Minister of Trade
- In office 24 April 2011 – 13 May 2011
- Prime Minister: Serge Vohor; Edward Natapei;
- Preceded by: Ham Lini
- Succeeded by: Ham Lini
- In office 20 June 2011 – September 2012 (interim)
- Preceded by: George Wells

Minister of Finance and Economic Management
- In office 22 September 2008 – 2 December 2010
- Prime Minister: Edward Natapei
- Preceded by: Willie Jimmy
- Succeeded by: Moana Carcasses Kalosil

Member of the ni-Vanuatu Parliament for Espiritu Santo
- In office August 1982 – September 2012

Personal details
- Born: 15 December 1950 Espiritu Santo, New Hebrides (now Vanuatu)
- Died: 21 August 2022 (aged 71) Port Vila, Efate, Vanuatu
- Party: Vanua'aku Pati
- Spouse: Grace Mera Molisa (m. 1976 to 2002; her death)

= Sela Molisa =

Vanuatuan politician (1950–2022)

Sela Molisa (15 December 1950 – 21 August 2022) was a Vanuatuan politician, who was a member of the Parliament of Vanuatu from 1982 to 2012, and occupied several cabinet posts in the government during his career, including four mandates as the minister of finance.

==Education==

Molisa attended a British colonial secondary school in what was then the New Hebrides from 1966 to 1970, before studying at the University of the South Pacific in Suva, Dominion of Fiji from 1971 to 1973. He then studied at the Fiji School of Medicine in 1974.

==Career==

Molisa was a Member of Parliament from 1982 to 2012, representing two constituencies in his home island of Espiritu Santo. He served as Minister of Home Affairs in 1983; as Minister of Foreign Affairs from 1983 to 1987; as Minister of Finance from 1987 to 1991; as Minister of Trade, Commerce and Industry in 1996; as Minister of Finance again from 1998 to 1999; as Minister of Lands and Natural Resources from 2001 to 2002; and as Minister of Finance thrice more from 2002 to 2004 and from 2008 to 2010 and from 2011 to 2012. Each time he held the position of Minister of Finance, he was also Governor of the World Bank Group, the International Monetary Fund and the Asian Development Bank.

In the late 1980s, as Foreign Minister, he oversaw a commercial fishing agreement with the Soviet Union. As Minister of Finance, he oversaw the removing of Vanuatu from the OECD List of Uncooperative Tax Havens. He also sought to encourage the use of coconut oil, derived from Vanuatu-produced copra, to fuel automobiles so as to reduce the country's dependence on imported oil.

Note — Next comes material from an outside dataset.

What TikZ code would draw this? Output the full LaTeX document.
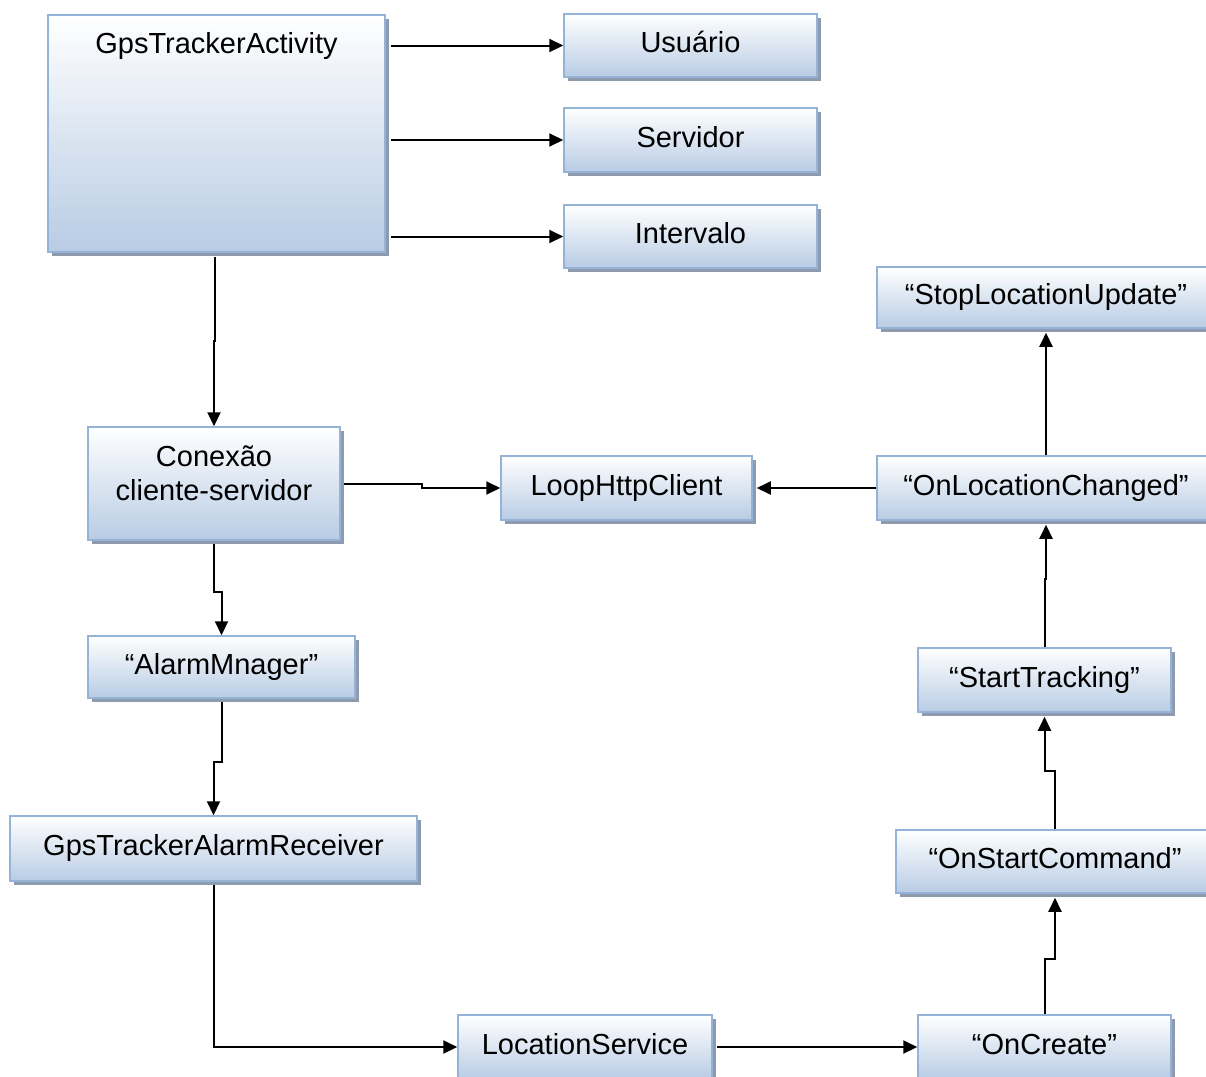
\documentclass[tikz,border=0pt]{standalone}
\usepackage{fontspec}
\setmainfont{Liberation Sans}
\usetikzlibrary{shadows,arrows.meta,calc}
\definecolor{boxbot}{HTML}{B8CCE4}
\definecolor{boxline}{HTML}{95B3D7}
\definecolor{shadowc}{HTML}{8E9BAE}
\tikzset{
  box/.style={draw=boxline, line width=1.5pt, top color=white, bottom color=boxbot,
    drop shadow={shadow xshift=4pt, shadow yshift=-4pt, fill=shadowc, opacity=1},
    inner sep=0pt, align=center, font=\fontsize{29}{34}\selectfont,
    text height=21pt, text depth=7pt},
  arr/.style={line width=2pt, -{Triangle[length=14pt,width=13pt]}},
}
\begin{document}
\begin{tikzpicture}[x=1pt,y=1pt]
\clip (0,0) rectangle (1206,-1076);
\fill[white] (0,0) rectangle (1206,-1076);
% nodes
\node[box, minimum width=337pt, minimum height=237pt,
      label={[anchor=north, font=\fontsize{29}{34}\selectfont, yshift=-15pt]north:GpsTrackerActivity}] (gta) at (216.5,-133.5) {};
\node[box, minimum width=253pt, minimum height=63pt] (usu) at (690.5,-45.5) {Usuário};
\node[box, minimum width=253pt, minimum height=64pt] (ser) at (690.5,-140) {Servidor};
\node[box, minimum width=253pt, minimum height=63pt] (int) at (690.5,-236.5) {Intervalo};
\node[box, minimum width=338pt, minimum height=61pt] (stop) at (1046,-297.5) {“StopLocationUpdate”};
\node[box, minimum width=252pt, minimum height=113pt, text height=40pt, text depth=7pt] (con) at (214,-483.5) {Conexão\\cliente-servidor};
\node[box, minimum width=251pt, minimum height=64pt] (loop) at (626.5,-488) {LoopHttpClient};
\node[box, minimum width=338pt, minimum height=64pt] (olc) at (1046,-488) {“OnLocationChanged”};
\node[box, minimum width=267pt, minimum height=62pt] (alarm) at (221.5,-667) {“AlarmMnager”};
\node[box, minimum width=253pt, minimum height=64pt] (start) at (1044.5,-680) {“StartTracking”};
\node[box, minimum width=407pt, minimum height=65pt] (recv) at (213.5,-848.5) {GpsTrackerAlarmReceiver};
\node[box, minimum width=318pt, minimum height=63pt] (osc) at (1055,-861.5) {“OnStartCommand”};
\node[box, minimum width=254pt, minimum height=64pt] (loc) at (585,-1047) {LocationService};
\node[box, minimum width=253pt, minimum height=64pt] (onc) at (1044.5,-1047) {“OnCreate”};
% connectors
\draw[arr] ([xshift=5pt]gta.east |- usu.west) -- (usu.west);
\draw[arr] ([xshift=5pt]gta.east |- ser.west) -- (ser.west);
\draw[arr] ([xshift=5pt]gta.east |- int.west) -- (int.west);
\draw[arr] ([xshift=-1.5pt,yshift=-4pt]gta.south) -- ++(0,-84) -| (con.north);
\draw[arr] ([xshift=3pt]con.east) -- ++(78,0) |- (loop.west);
\draw[arr] ([yshift=-3pt]con.south) -- ++(0,-48) -| (alarm.north);
\draw[arr] ([yshift=-3pt]alarm.south) -- ++(0,-60) -| (recv.north);
\draw[arr] ([yshift=-3pt]recv.south) |- (loc.west);
\draw[arr] ([xshift=4pt]loc.east) -- (onc.west);
\draw[arr] (onc.north) -- ++(0,55) -| ([yshift=-4pt]osc.south);
\draw[arr] (osc.north) -- ++(0,58) -| ([yshift=-4pt]start.south);
\draw[arr] (start.north) -- ++(0,68) -| ([yshift=-4pt]olc.south);
\draw[arr] (olc.west) -- ([xshift=4pt]loop.east);
\draw[arr] (olc.north) -- ([yshift=-4pt]stop.south);
\end{tikzpicture}
\end{document}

In March 2006, Molisa accused Ham Lini's government of indecisiveness on a number of issues, and attempted to replace him as prime minister though a motion of no confidence in Parliament. Molisa was supported by the Green Confederation, the Melanesian Progressive Party and the Union of Moderate Parties, but the motion failed.

In June 2008, Molisa became chairman of the independent monitoring group tasked with overseeing the preparation of the Republic of the Fiji Islands' People's Charter for Change, Peace and Progress.

In September 2008, he was appointed Finance Minister once more, but lost his post on 2 December 2010 when the Natapei government was ousted in a motion of no confidence, and he sat on the opposition benches for the next four months. On 24 April 2011, new Prime Minister Sato Kilman was himself ousted in a motion of no confidence, and succeeded by Serge Vohor. Vohor appointed Molisa as his Minister of Trade; three weeks later, however, Vohor's election and premiership were voided by the Court of Appeal, and Molisa lost his position in government. On 16 June, Kilman's election and premiership were themselves voided by the Supreme Court, on constitutional grounds, and previous Prime Minister Edward Natapei became caretaker Prime Minister until a new leader could be elected. Molisa was restored as caretaker Minister of Trade.

He later served as Ambassador of Vanuatu to the People’s Republic of China from 2014 to 2015.

Sela Molisa was married to Grace Mera Molisa, an influential politician and poet who died in 2002. They were married in 1976, and both took part in preparing the Constitution of Vanuatu.